Reproduce all the lines exactly as they stand, apart from the pictures.

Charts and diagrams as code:
━━━━━━━━━━━━━━━━━━━━

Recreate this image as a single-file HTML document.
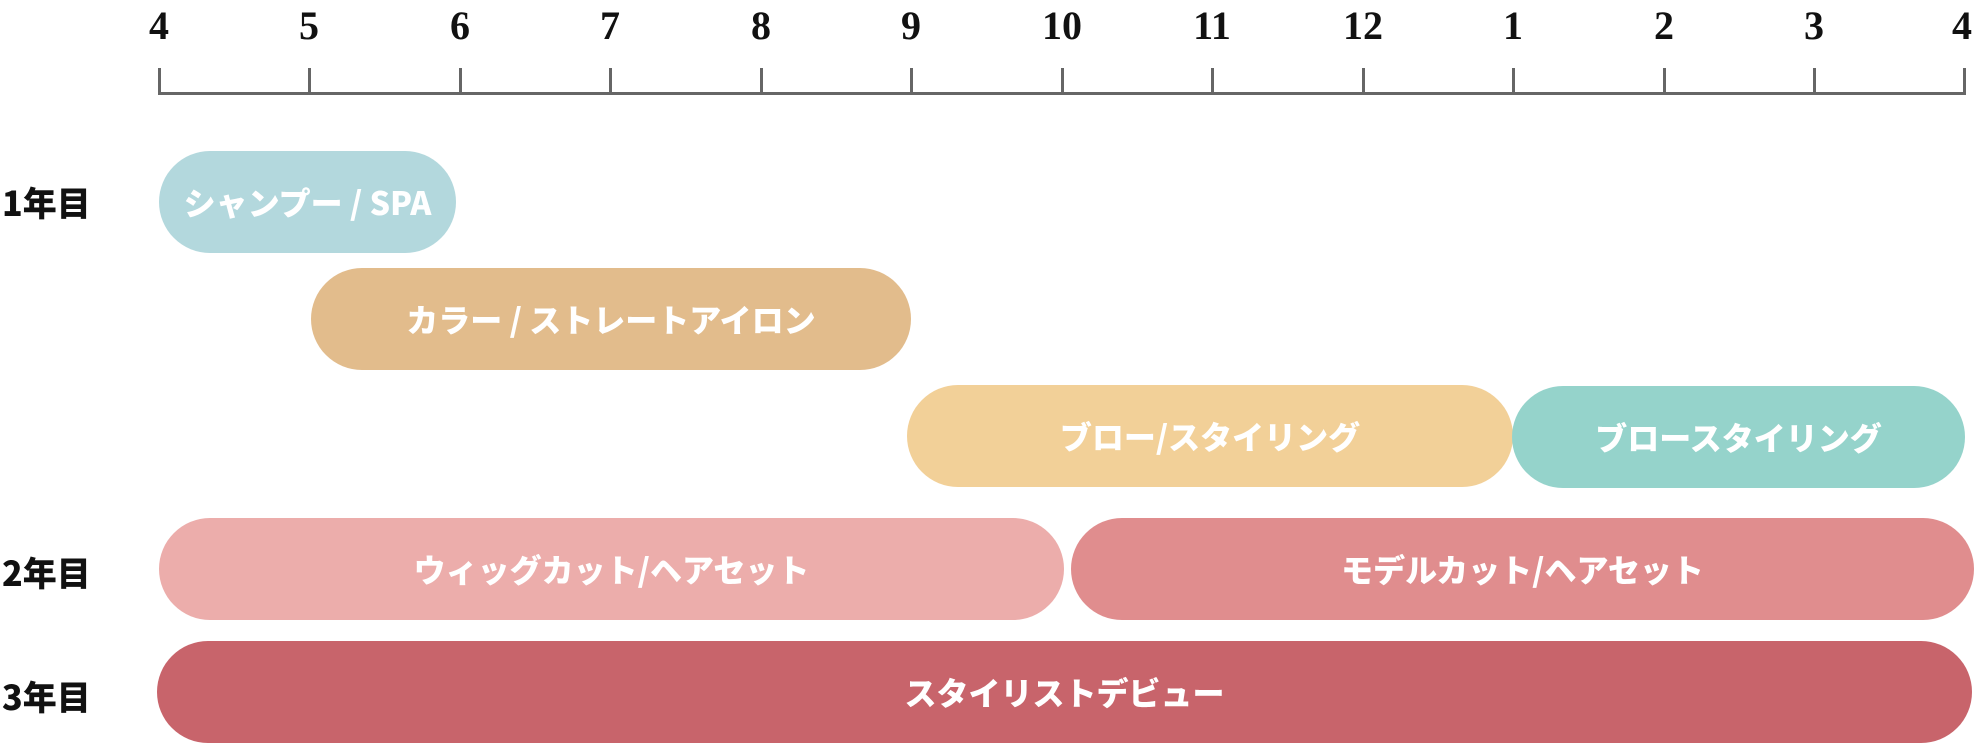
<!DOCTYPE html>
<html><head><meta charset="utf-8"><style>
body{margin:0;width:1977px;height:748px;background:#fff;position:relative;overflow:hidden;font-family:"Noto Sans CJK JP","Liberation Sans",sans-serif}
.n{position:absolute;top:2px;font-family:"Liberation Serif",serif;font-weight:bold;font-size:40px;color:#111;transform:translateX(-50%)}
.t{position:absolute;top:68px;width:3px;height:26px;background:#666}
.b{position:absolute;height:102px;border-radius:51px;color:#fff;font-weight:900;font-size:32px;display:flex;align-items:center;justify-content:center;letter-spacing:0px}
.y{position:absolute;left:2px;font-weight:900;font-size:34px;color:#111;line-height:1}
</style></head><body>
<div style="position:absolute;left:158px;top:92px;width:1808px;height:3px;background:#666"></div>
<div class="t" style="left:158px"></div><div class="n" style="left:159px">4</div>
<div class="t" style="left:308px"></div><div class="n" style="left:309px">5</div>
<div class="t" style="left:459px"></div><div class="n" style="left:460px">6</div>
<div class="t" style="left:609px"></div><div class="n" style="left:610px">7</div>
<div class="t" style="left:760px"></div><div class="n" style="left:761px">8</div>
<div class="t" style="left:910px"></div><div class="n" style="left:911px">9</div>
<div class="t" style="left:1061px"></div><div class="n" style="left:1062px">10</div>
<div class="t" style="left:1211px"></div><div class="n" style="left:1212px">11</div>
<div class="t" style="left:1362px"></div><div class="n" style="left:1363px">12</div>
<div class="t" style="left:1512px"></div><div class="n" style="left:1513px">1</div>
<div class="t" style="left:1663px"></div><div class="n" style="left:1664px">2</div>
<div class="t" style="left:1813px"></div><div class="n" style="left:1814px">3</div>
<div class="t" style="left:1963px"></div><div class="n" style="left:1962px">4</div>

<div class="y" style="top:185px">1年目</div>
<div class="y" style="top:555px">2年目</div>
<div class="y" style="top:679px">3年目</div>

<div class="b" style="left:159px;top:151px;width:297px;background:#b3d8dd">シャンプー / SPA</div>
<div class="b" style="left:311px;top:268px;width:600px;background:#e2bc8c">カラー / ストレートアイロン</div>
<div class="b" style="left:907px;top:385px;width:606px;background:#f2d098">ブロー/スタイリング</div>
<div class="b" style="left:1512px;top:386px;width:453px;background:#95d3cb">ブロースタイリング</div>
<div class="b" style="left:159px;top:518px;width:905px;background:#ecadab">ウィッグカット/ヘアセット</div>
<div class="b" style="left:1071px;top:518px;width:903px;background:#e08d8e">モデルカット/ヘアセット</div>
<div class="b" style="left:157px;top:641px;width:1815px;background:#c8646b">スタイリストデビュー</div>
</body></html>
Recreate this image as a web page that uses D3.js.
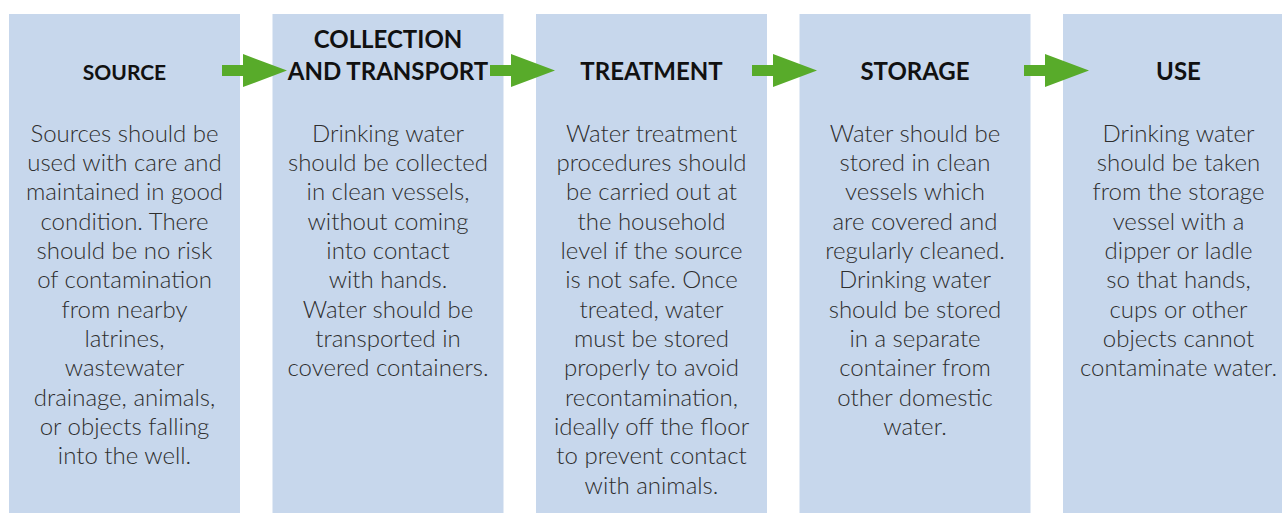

━━━━━━━━━━━━━━━━━━━━

Finished answer:
Recreate this image as a single-file HTML document.
<!DOCTYPE html>
<html><head><meta charset="utf-8"><style>
body{margin:0;width:1977px;height:748px;background:#fff;position:relative;overflow:hidden;font-family:"Noto Sans CJK JP","Liberation Sans",sans-serif}
.n{position:absolute;top:2px;font-family:"Liberation Serif",serif;font-weight:bold;font-size:40px;color:#111;transform:translateX(-50%)}
.t{position:absolute;top:68px;width:3px;height:26px;background:#666}
.b{position:absolute;height:102px;border-radius:51px;color:#fff;font-weight:900;font-size:32px;display:flex;align-items:center;justify-content:center;letter-spacing:0px}
.y{position:absolute;left:2px;font-weight:900;font-size:34px;color:#111;line-height:1}
</style></head><body>
<div style="position:absolute;left:158px;top:92px;width:1808px;height:3px;background:#666"></div>
<div class="t" style="left:158px"></div><div class="n" style="left:159px">4</div>
<div class="t" style="left:308px"></div><div class="n" style="left:309px">5</div>
<div class="t" style="left:459px"></div><div class="n" style="left:460px">6</div>
<div class="t" style="left:609px"></div><div class="n" style="left:610px">7</div>
<div class="t" style="left:760px"></div><div class="n" style="left:761px">8</div>
<div class="t" style="left:910px"></div><div class="n" style="left:911px">9</div>
<div class="t" style="left:1061px"></div><div class="n" style="left:1062px">10</div>
<div class="t" style="left:1211px"></div><div class="n" style="left:1212px">11</div>
<div class="t" style="left:1362px"></div><div class="n" style="left:1363px">12</div>
<div class="t" style="left:1512px"></div><div class="n" style="left:1513px">1</div>
<div class="t" style="left:1663px"></div><div class="n" style="left:1664px">2</div>
<div class="t" style="left:1813px"></div><div class="n" style="left:1814px">3</div>
<div class="t" style="left:1963px"></div><div class="n" style="left:1962px">4</div>

<div class="y" style="top:185px">1年目</div>
<div class="y" style="top:555px">2年目</div>
<div class="y" style="top:679px">3年目</div>

<div class="b" style="left:159px;top:151px;width:297px;background:#b3d8dd">シャンプー / SPA</div>
<div class="b" style="left:311px;top:268px;width:600px;background:#e2bc8c">カラー / ストレートアイロン</div>
<div class="b" style="left:907px;top:385px;width:606px;background:#f2d098">ブロー/スタイリング</div>
<div class="b" style="left:1512px;top:386px;width:453px;background:#95d3cb">ブロースタイリング</div>
<div class="b" style="left:159px;top:518px;width:905px;background:#ecadab">ウィッグカット/ヘアセット</div>
<div class="b" style="left:1071px;top:518px;width:903px;background:#e08d8e">モデルカット/ヘアセット</div>
<div class="b" style="left:157px;top:641px;width:1815px;background:#c8646b">スタイリストデビュー</div>
</body></html>
Recreate this image as a web page that uses D3.js.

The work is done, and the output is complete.